Sunday, July 04, 2010

Some Thoughts on Landscape Composition

This is just a quick personal take on landscape composition to show how I would compose a scene from this view. You may find a better composition of course, but I am trying to share the thought process in the hope that it will help some readers.

Most of the time if one is standing on the spot, one would see a much wider vista than the one in the picture below of course. The temptation is to paint it all. We are captured by the vastness of nature and our first instinct is to document the beauty before us as it is. How can we improve on something that just too our breath away?

So the fact that we are looking at this limited view picture is already an edit of the vast vista that we are standing in. Some may think this is a perfect picture. And why not? It has three levels of value changes in the areal perspective and interesting angles and planes.

If we squint (Picture below) we can see clear lines that make out the outlines of the planes. They look majestic!
But if we look closely, there are some traps in the scene that some painters will only recognize once they are too far into the painting process and perhaps too late to correct and work their way out of them.
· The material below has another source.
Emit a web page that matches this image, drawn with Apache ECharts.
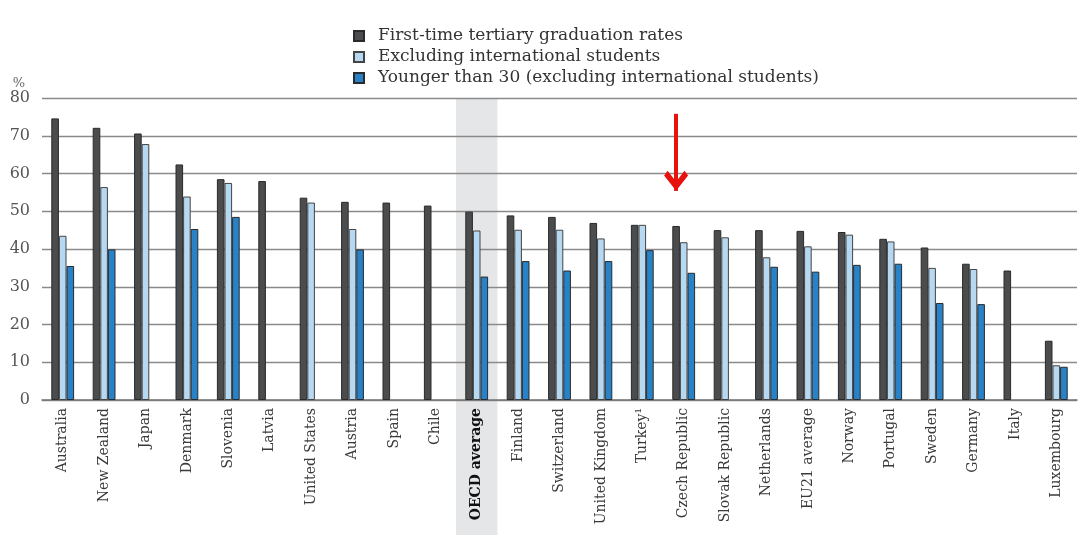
<html>
<head>
<meta charset="utf-8">
<script src="https://cdn.jsdelivr.net/npm/echarts@6/dist/echarts.min.js"></script>
<style>
    body { margin: 0; padding: 0; background: #fff; }
    #content { width: 1080px; height: 535px; }
</style>
</head>
<body>
<div id="content"></div>
<script type="text/javascript">
    var countries = ['Australia', 'New Zealand', 'Japan', 'Denmark', 'Slovenia', 'Latvia', 'United States',
        'Austria', 'Spain', 'Chile', 'OECD average', 'Finland', 'Switzerland', 'United Kingdom', 'Turkey\u00b9',
        'Czech Republic', 'Slovak Republic', 'Netherlands', 'EU21 average', 'Norway', 'Portugal', 'Sweden',
        'Germany', 'Italy', 'Luxembourg'];
    var firstTime = [74.6, 72.1, 70.6, 62.4, 58.5, 58.0, 53.6, 52.5, 52.3, 51.5, 49.9, 48.9, 48.5, 46.9, 46.4,
        46.1, 45.0, 45.0, 44.8, 44.5, 42.7, 40.4, 36.1, 34.3, 15.7];
    var exclIntl = [43.5, 56.4, 67.8, 53.9, 57.5, null, 52.3, 45.3, null, null, 44.9, 45.1, 45.1, 42.8, 46.4,
        41.8, 43.1, 37.8, 40.7, 43.8, 42.0, 35.0, 34.7, null, 9.2];
    var under30 = [35.5, 39.9, null, 45.3, 48.5, null, null, 39.9, null, null, 32.7, 36.8, 34.3, 36.8, 39.7,
        33.7, null, 35.3, 34.0, 35.8, 36.1, 25.7, 25.4, null, 8.8];
    var seriesNames = ['First-time tertiary graduation rates', 'Excluding international students',
        'Younger than 30 (excluding international students)'];
    var yTicks = [0, 10, 20, 30, 40, 50, 60, 70, 80];
    // red arrow above Czech Republic (value range on the y axis)
    var arrowCategory = 'Czech Republic';
    var arrowFrom = 75.8;
    var arrowTo = 55.4;

    var font = 'DejaVu Serif';
    var chart = echarts.init(document.getElementById('content'));

    const option = {
        animation: false,
        textStyle: { fontFamily: font },
        legend: {
            orient: 'vertical',
            left: 348,
            top: 22,
            icon: 'rect',
            itemWidth: 10,
            itemHeight: 10,
            itemGap: 3,
            data: seriesNames,
            textStyle: { fontFamily: font, fontSize: 17, color: '#333', lineHeight: 18, padding: [0, 0, 0, 9] }
        },
        grid: {
            left: 42,
            right: 3,
            top: 98,
            bottom: 135
        },
        xAxis: {
            type: 'category',
            data: countries,
            axisTick: { show: false },
            axisLine: { lineStyle: { color: '#777', width: 1.5 } },
            axisLabel: {
                rotate: 90,
                margin: 8,
                interval: 0,
                fontFamily: font,
                fontSize: 14,
                color: '#3a3a3a',
                formatter: function (v) {
                    return v === 'OECD average' ? '{b|' + v + '}' : v;
                },
                rich: {
                    b: { fontFamily: font, fontSize: 14, fontWeight: 'bold', color: '#111' }
                }
            }
        },
        yAxis: {
            type: 'value',
            min: yTicks[0],
            max: yTicks[yTicks.length - 1],
            interval: 10,
            name: '%',
            nameLocation: 'end',
            nameGap: 8,
            nameTextStyle: { fontFamily: font, fontSize: 13, color: '#666', align: 'right', padding: [0, 17, 0, 0] },
            axisLine: { show: false },
            axisTick: { show: false },
            axisLabel: { fontFamily: font, fontSize: 16, color: '#555', margin: 12 },
            splitLine: { lineStyle: { color: '#8a8a8a', width: 1.3 } }
        },
        series: [{
            name: seriesNames[0],
            type: 'bar',
            data: firstTime,
            barGap: 0,
            barWidth: 7.6,
            itemStyle: { color: '#4b4c4e', borderColor: '#2a2a2a', borderWidth: 1 },
            markLine: {
                silent: true,
                symbol: ['none', 'path://M10,0 L20,10 L17,13 L10,6 L3,13 L0,10 Z M10,-13 L10.01,-13 Z'],
                symbolSize: [24, 40],
                lineStyle: { color: '#e8110c', width: 4, type: 'solid' },
                itemStyle: { color: '#e8110c' },
                label: { show: false },
                data: [[{ coord: [arrowCategory, arrowFrom] }, { coord: [arrowCategory, arrowTo] }]]
            }
        }, {
            name: seriesNames[1],
            type: 'bar',
            data: exclIntl,
            barWidth: 7.6,
            itemStyle: { color: '#b6d8f1', borderColor: '#444', borderWidth: 1 }
        }, {
            name: seriesNames[2],
            type: 'bar',
            data: under30,
            barWidth: 7.6,
            itemStyle: { color: '#2882c7', borderColor: '#2a2a2a', borderWidth: 1 }
        }]
    };
    chart.setOption(option);

    // grey band behind the OECD average column, down through the labels
    var cx = chart.convertToPixel({ xAxisIndex: 0 }, 'OECD average');
    var nx = chart.convertToPixel({ xAxisIndex: 0 }, 'Finland');
    var bw = nx - cx;
    var topY = chart.convertToPixel({ yAxisIndex: 0 }, yTicks[yTicks.length - 1]);
    chart.setOption({
        graphic: [{
            type: 'rect',
            z: -10,
            silent: true,
            shape: { x: cx - bw / 2, y: topY, width: bw, height: chart.getHeight() - topY },
            style: { fill: '#e5e6e8' }
        }]
    });
</script>
</body>
</html>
Here I have simplified the planes and set them in a gray scale. Something that you can do in the field using pencil and paper. Can you see the problems?
No? Well let's go over them in the picture below:

Parallel Lines
Escape highways
Symmetrical slopes
Resting spots too close
Almost equal height towers

Moreover, away from the sloping lines and the resting spots, there is little that is of any interest to us. What if we were to narrow our view to the area below?

We still have the problem with the slopes, but we have reduced all the others.

Now let’s say we reduce the angle on the middle slope and bring up the tree line higher in the picture.
Here it is in gray scale

Let’s add some highlights

And finally let’s pull the closest tree line higher and flatten the farthest plane a bit.
For me, this is a much more successful composition than nature gave us. More powerful as a painting. What are your thoughts?